Che la società italiana fosse ormai maturata verso una cultura politica fondata sulla mediazione e sul pluralismo delle visioni e delle opzioni politiche fu chiaro quando, nel 1981, la legge 194 fu confermata dal referendum abrogativo voluto dalla Dc e dalle forze politiche conservatrici.

Altre tappe importanti nel percorso di laicità della politica italiana furono la mobilitazione seguita all’incomprensibile rifiuto del card. Camillo Ruini a concedere i funerali religiosi a Piergiorgio Welby, che si batteva per la possibilità di un malato terminale di interrompere la ventilazione artificiale che lo teneva in vita contro la sua volontà (2006); poi il fermento che tra il 2008 e il 2011 attraversò le diocesi, l’associazionismo, i movimenti ecclesiali che vivevano con sempre maggiore disagio la contiguità, quando non l’esplicito sostegno, dei vertici della Chiesa italiana con il potere berlusconiano; e ancora, in quegli anni (2008-2009) il vasto movimento di opinione pubblica – dentro cui c’era anche tanto mondo cattolico – a sostegno della battaglia condotta da Beppino Englaro per porre termine alla vita vegetativa della figlia Eluana. Il tempo affievolisce il ricordo preciso di situazioni e circostanze, ma il caso di Eluana provocò una crisi istituzionale senza precedenti, con Berlusconi che varò in tutta fretta un decreto legge per impedire l’esecuzione della sentenza della Corte di Appello di Milano che consentiva a papà Englaro di interrompere alimentazione e ventilazione forzata sul corpo della figlia. Il presidente della Repubblica rifiutò di firmare quel decreto non riscontrandovi i requisiti di necessità ed urgenza per emanarlo (Berlusconi convertì allora il decreto in una proposta di legge parlamentare forzando il Parlamento ad una approvazione in tempi strettissimi, ma non fece in tempo prima che la sentenza fosse eseguita).

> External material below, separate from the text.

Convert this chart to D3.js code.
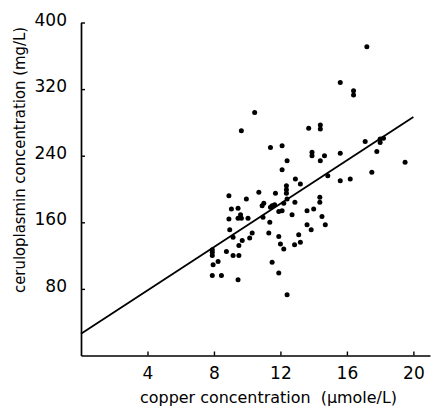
<!DOCTYPE html>
<html>
<head>
<meta charset="utf-8">
<script src="https://cdn.jsdelivr.net/npm/d3@7"></script>
<style>
  html, body { margin: 0; padding: 0; background: #fff; }
  text { font-family: "DejaVu Sans", sans-serif; fill: #000; }
</style>
</head>
<body>
<div id="chart"></div>
<script>
// Data
const copper = [17.2, 15.6, 16.4, 16.4, 10.45, 9.65, 13.7, 14.4, 14.4, 17.1,
  18.0, 18.2, 18.0, 17.8, 11.4, 12.1, 15.6, 13.9, 13.9, 14.65,
  14.4, 12.4, 19.5, 17.5, 14.85, 12.1, 15.6, 16.2, 12.9, 13.2,
  12.36, 12.36, 12.36, 12.4, 10.7, 11.7, 8.9, 9.95, 14.37, 14.37,
  12.87, 12.2, 11.0, 10.9, 11.5, 11.65, 11.4, 12.1, 11.9, 13.6,
  14.0, 12.7, 9.05, 9.45, 9.45, 9.6, 9.65, 8.9, 10.05, 10.95,
  14.5, 11.36, 13.6, 14.7, 13.85, 8.95, 10.3, 11.3, 10.15, 9.15,
  11.9, 13.1, 9.7, 13.2, 9.5, 12.85, 12.0, 12.2, 7.9, 7.9,
  7.9, 8.75, 9.15, 9.5, 8.25, 7.95, 11.5, 7.9, 8.45, 11.9,
  9.45, 12.4];
const ceruloplasmin = [371, 328, 318, 313, 292, 270, 273, 277, 272, 257,
  256, 261, 260, 245, 250, 252, 243, 244, 240, 240,
  234, 234, 232, 220, 216, 223, 210, 212, 212, 206,
  204, 199, 195, 188, 196, 195, 192, 188, 190, 184,
  184, 183, 183, 180, 180, 181, 178, 174, 173, 174,
  176, 169, 176, 177, 165, 169, 165, 164, 165, 166,
  167, 160, 157, 157, 151, 151, 147, 147, 141, 142,
  143, 145, 138, 136, 132, 133, 134, 128, 127, 124,
  120, 125, 120, 120, 113, 109, 112, 96, 96, 99,
  91, 73];
const xTicks = [4, 8, 12, 16, 20];
const yTicks = [80, 160, 240, 320, 400];
// fitted line
const intercept = 26, slope = 13.03, lineRange = [0, 20];

const width = 433, height = 409;

const svg = d3.select("#chart")
  .append("svg")
  .attr("width", width)
  .attr("height", height);

const x = d3.scaleLinear().domain([0, 21]).range([81, 430]);
const y = d3.scaleLinear().domain([0, 400]).range([355.5, 22.5]);

// Axes
const xAxis = svg.append("g")
  .attr("transform", `translate(0, ${y(0)})`)
  .call(d3.axisBottom(x).tickValues(xTicks).tickFormat(d3.format("d"))
    .tickSizeInner(-4).tickSizeOuter(0).tickPadding(11));

const yAxis = svg.append("g")
  .attr("transform", `translate(${x(0)}, 0)`)
  .call(d3.axisLeft(y).tickValues(yTicks).tickFormat(d3.format("d"))
    .tickSizeInner(-4).tickSizeOuter(0).tickPadding(14));

[xAxis, yAxis].forEach(g => {
  g.select(".domain").attr("stroke", "#000").attr("stroke-width", 1.7);
  g.selectAll(".tick line").attr("stroke", "#000").attr("stroke-width", 1.4);
  g.selectAll(".tick text")
    .style("font-size", "17px")
    .attr("fill", "#000");
});
yAxis.selectAll(".tick text").attr("dy", "0.15em");

// Regression line
svg.append("line")
  .attr("x1", x(lineRange[0]))
  .attr("y1", y(intercept + slope * lineRange[0]))
  .attr("x2", x(lineRange[1]))
  .attr("y2", y(intercept + slope * lineRange[1]))
  .attr("stroke", "#000")
  .attr("stroke-width", 1.8);

// Points
svg.selectAll("circle")
  .data(copper.map((c, i) => ({ c: c, p: ceruloplasmin[i] })))
  .enter()
  .append("circle")
  .attr("cx", d => x(d.c))
  .attr("cy", d => y(d.p))
  .attr("r", 2.5)
  .attr("fill", "#000");

// Axis titles
svg.append("text")
  .attr("x", 140)
  .attr("y", 403)
  .attr("textLength", 257)
  .attr("lengthAdjust", "spacingAndGlyphs")
  .style("font-size", "15px")
  .style("white-space", "pre")
  .text("copper concentration  (\u03BCmole/L)");

svg.append("text")
  .attr("transform", "translate(25, 293) rotate(-90)")
  .attr("textLength", 266)
  .attr("lengthAdjust", "spacingAndGlyphs")
  .style("font-size", "15px")
  .text("ceruloplasmin concentration (mg/L)");
</script>
</body>
</html>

E mentre questo movimento carsico ma continuo, seppure non sempre visibile, di credenti trasformava accanto a tanti laici il modo stesso di vivere la dimensione politica, anche dentro le Chiese e le fedi si faceva largo l’idea che non solo in una società avanzata debbano coesistere una pluralità di religioni – protestante, cattolica, ortodossa, ebraica, ecc. – ma anche che all’interno di una comune identificazione ci possa essere articolazione e dibattito.

La continua propensione alla ricerca critica deve oggi necessariamente coinvolgere ogni laico e ogni credente che vive in una società in mutamento, caratterizzata da una sempre maggiore complessità.

E il valore della laicità, declinata in politica, riguarda oggi il nostro modo di pensare i rapporti tra la Chiesa e lo Stato, tra la coscienza collettiva e le istituzioni. La ricerca è sempre aperta e i risultati sempre provvisori. E impossibile, per credenti e non credenti, l’imposizione di visioni manichee. Che pure sono il pericolo che costantemente minaccia le conquiste faticosamente raggiunte.